### GIVEN INFORMATION
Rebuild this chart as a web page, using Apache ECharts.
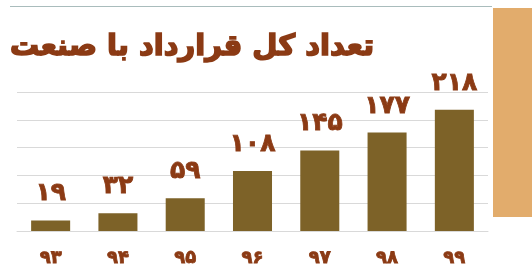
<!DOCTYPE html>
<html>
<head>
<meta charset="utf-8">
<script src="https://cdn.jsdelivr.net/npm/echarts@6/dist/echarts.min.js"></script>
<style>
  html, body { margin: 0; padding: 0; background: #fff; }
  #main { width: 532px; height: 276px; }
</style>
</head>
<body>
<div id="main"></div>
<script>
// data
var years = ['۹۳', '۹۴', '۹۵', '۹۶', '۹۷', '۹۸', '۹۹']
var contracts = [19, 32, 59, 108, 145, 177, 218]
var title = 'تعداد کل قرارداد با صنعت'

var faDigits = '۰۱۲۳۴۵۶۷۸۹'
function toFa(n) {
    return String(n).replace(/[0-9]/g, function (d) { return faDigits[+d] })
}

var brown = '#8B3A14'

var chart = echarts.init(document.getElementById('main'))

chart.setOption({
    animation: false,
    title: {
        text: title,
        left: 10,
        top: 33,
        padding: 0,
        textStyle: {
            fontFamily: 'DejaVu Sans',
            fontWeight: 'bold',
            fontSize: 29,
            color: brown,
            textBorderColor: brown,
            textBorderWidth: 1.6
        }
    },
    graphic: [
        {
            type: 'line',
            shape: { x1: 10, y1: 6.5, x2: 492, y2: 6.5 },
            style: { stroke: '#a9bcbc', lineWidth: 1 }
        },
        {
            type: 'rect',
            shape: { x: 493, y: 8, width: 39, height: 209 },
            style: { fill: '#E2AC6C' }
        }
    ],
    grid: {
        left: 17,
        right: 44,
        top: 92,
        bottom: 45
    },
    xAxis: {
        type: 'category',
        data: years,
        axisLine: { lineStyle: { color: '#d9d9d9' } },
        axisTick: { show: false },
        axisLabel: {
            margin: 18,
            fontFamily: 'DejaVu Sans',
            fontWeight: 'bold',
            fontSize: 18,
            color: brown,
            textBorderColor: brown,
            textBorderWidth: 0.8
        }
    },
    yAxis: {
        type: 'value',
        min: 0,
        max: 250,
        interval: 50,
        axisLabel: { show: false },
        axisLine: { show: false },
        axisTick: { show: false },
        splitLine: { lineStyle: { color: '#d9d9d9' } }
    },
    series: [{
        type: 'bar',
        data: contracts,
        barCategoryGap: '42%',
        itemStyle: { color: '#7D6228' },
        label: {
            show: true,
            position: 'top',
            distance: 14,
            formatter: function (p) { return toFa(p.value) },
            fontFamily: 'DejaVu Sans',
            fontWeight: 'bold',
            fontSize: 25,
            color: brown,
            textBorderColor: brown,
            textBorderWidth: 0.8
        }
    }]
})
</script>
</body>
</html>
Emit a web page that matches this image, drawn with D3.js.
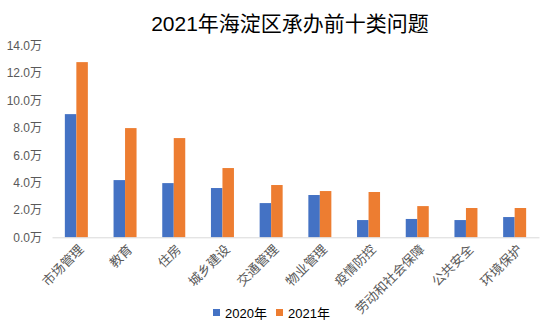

### SHORT EXERCISE
Make an exact copy of the whole listing, but don't bring over any pictures.

### TASK SOLUTION
Rebuild this chart as a web page, using Apache ECharts.
<!DOCTYPE html>
<html>
<head>
<meta charset="utf-8">
<script src="https://cdn.jsdelivr.net/npm/echarts@6/dist/echarts.min.js"></script>
<style>
  html, body { margin: 0; padding: 0; background: #fff; }
  #main { width: 532px; height: 276px; }
</style>
</head>
<body>
<div id="main"></div>
<script>
// data
var years = ['۹۳', '۹۴', '۹۵', '۹۶', '۹۷', '۹۸', '۹۹']
var contracts = [19, 32, 59, 108, 145, 177, 218]
var title = 'تعداد کل قرارداد با صنعت'

var faDigits = '۰۱۲۳۴۵۶۷۸۹'
function toFa(n) {
    return String(n).replace(/[0-9]/g, function (d) { return faDigits[+d] })
}

var brown = '#8B3A14'

var chart = echarts.init(document.getElementById('main'))

chart.setOption({
    animation: false,
    title: {
        text: title,
        left: 10,
        top: 33,
        padding: 0,
        textStyle: {
            fontFamily: 'DejaVu Sans',
            fontWeight: 'bold',
            fontSize: 29,
            color: brown,
            textBorderColor: brown,
            textBorderWidth: 1.6
        }
    },
    graphic: [
        {
            type: 'line',
            shape: { x1: 10, y1: 6.5, x2: 492, y2: 6.5 },
            style: { stroke: '#a9bcbc', lineWidth: 1 }
        },
        {
            type: 'rect',
            shape: { x: 493, y: 8, width: 39, height: 209 },
            style: { fill: '#E2AC6C' }
        }
    ],
    grid: {
        left: 17,
        right: 44,
        top: 92,
        bottom: 45
    },
    xAxis: {
        type: 'category',
        data: years,
        axisLine: { lineStyle: { color: '#d9d9d9' } },
        axisTick: { show: false },
        axisLabel: {
            margin: 18,
            fontFamily: 'DejaVu Sans',
            fontWeight: 'bold',
            fontSize: 18,
            color: brown,
            textBorderColor: brown,
            textBorderWidth: 0.8
        }
    },
    yAxis: {
        type: 'value',
        min: 0,
        max: 250,
        interval: 50,
        axisLabel: { show: false },
        axisLine: { show: false },
        axisTick: { show: false },
        splitLine: { lineStyle: { color: '#d9d9d9' } }
    },
    series: [{
        type: 'bar',
        data: contracts,
        barCategoryGap: '42%',
        itemStyle: { color: '#7D6228' },
        label: {
            show: true,
            position: 'top',
            distance: 14,
            formatter: function (p) { return toFa(p.value) },
            fontFamily: 'DejaVu Sans',
            fontWeight: 'bold',
            fontSize: 25,
            color: brown,
            textBorderColor: brown,
            textBorderWidth: 0.8
        }
    }]
})
</script>
</body>
</html>
Emit a web page that matches this image, drawn with D3.js.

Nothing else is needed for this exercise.